What is remarkable is that this singing is still beautiful. One has no need to be apologetic about it; the brightness and vitality remain intact, there is life and lift in the sound; all is easy and unforced; all is sheer loveliness. The singing commands your attention, your wonder, your love. There is an infinity of unforced eloquence, there is poise, there is grace; that "spirit of delight" once celebrated by a great poet.
The most significant items, musically, are the little aria from Ravel's L'Enfant et les Sortileges and three Chopin songs in Polish.
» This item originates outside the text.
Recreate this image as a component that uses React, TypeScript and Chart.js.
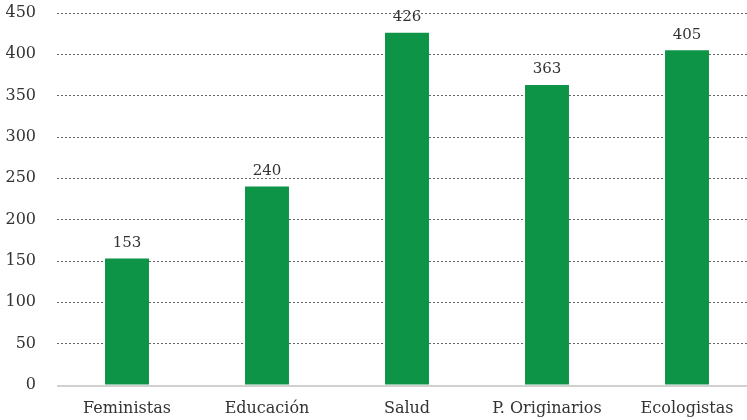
import React, { useEffect, useRef } from "react";
import { Chart, registerables } from "chart.js";

Chart.register(...registerables);

const categories = ["Feministas", "Educación", "Salud", "P. Originarios", "Ecologistas"];
const values = [153, 240, 426, 363, 405];
const yTicks = [0, 50, 100, 150, 200, 250, 300, 350, 400, 450];

const FONT = "'DejaVu Serif', serif";
const TEXT = "#333333";
const GREEN = "rgb(14,148,71)";

const valueLabels = {
  id: "valueLabels",
  beforeDatasetsDraw(chart: any) {
    const { ctx, chartArea, scales } = chart;
    const y0 = scales.y.getPixelForValue(0);
    ctx.save();
    ctx.strokeStyle = "#d0d0d0";
    ctx.lineWidth = 2;
    ctx.beginPath();
    ctx.moveTo(chartArea.left, y0 + 1);
    ctx.lineTo(chartArea.right, y0 + 1);
    ctx.stroke();
    ctx.restore();
  },
  afterDatasetsDraw(chart: any) {
    const { ctx } = chart;
    const meta = chart.getDatasetMeta(0);
    ctx.save();
    ctx.font = `15px ${FONT}`;
    ctx.fillStyle = TEXT;
    ctx.textAlign = "center";
    ctx.textBaseline = "bottom";
    meta.data.forEach((bar: any, i: number) => {
      ctx.fillText(String(values[i]), bar.x, bar.y - 8);
    });
    ctx.restore();
  },
};

export default function App() {
  const ref = useRef<HTMLCanvasElement | null>(null);
  useEffect(() => {
    if (!ref.current) return;
    const chart = new Chart(ref.current, {
      type: "bar",
      data: {
        labels: categories,
        datasets: [
          {
            data: values,
            backgroundColor: GREEN,
            barPercentage: 0.314,
            categoryPercentage: 1,
          },
        ],
      },
      options: {
        animation: false,
        responsive: false,
        maintainAspectRatio: false,
        layout: { padding: { top: 13, left: 0, right: 0, bottom: 0 } },
        plugins: { legend: { display: false }, tooltip: { enabled: false } },
        scales: {
          x: {
            grid: { display: false, drawTicks: false },
            border: { display: false },
            ticks: { color: TEXT, font: { family: FONT, size: 16 }, padding: 14 },
            afterFit: (s: any) => {
              s.height = 35;
            },
          },
          y: {
            min: 0,
            max: 450,
            afterBuildTicks: (s: any) => {
              s.ticks = yTicks.map((v) => ({ value: v }));
            },
            grid: {
              drawTicks: true,
              tickLength: 21,
              tickColor: "rgba(0,0,0,0)",
              color: (c: any) => (c.tick && c.tick.value === 0 ? "rgba(0,0,0,0)" : "#666666"),
              lineWidth: 1,
            },
            border: { display: false, dash: [2, 2] },
            ticks: {
              color: TEXT,
              font: { family: FONT, size: 16 },
              padding: 0,
            },
            afterFit: (s: any) => {
              s.width = 57;
            },
          },
        },
      },
      plugins: [valueLabels],
    });
    return () => chart.destroy();
  }, []);
  return (
    <div
      style={{
        position: "fixed",
        left: 0,
        top: 0,
        width: 747,
        height: 420,
        overflow: "hidden",
        background: "#fff",
      }}
    >
      <canvas ref={ref} width={757} height={420} style={{ display: "block" }} />
    </div>
  );
}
The other items are lighter in character-mainly Viennese or operetta songs-but splendid of their kind and sung with the imagination and musicality an average singer might devote to a Lied by Wolf. This is a great artist, manifesting the fruits of a long life honorably devoted to music and song. Her accompanists back her up magnificently at the piano-not least her son Marjan, who plays the Chopin songs with a perfection of phrasing and pianistic command such as might have delighted the composer himself. Marta's glorious offering comes to a fitting end with her own delicious arrangement of music from The Merry Widow, the operetta of which she and her late husband were such memorable protagonists.
Let us turn, finally, to subjective appraisal. In 2001 I attended a recital given, in London, at the Wigmore Hall, by the 89-year-old Marta. I sat next to a fine young soprano from Paris. Afterwards she said to me: "Never in my life have I heard anyone whose singing moved me so deeply." A striking tribute from one so young. And it goes to the heart of the matter.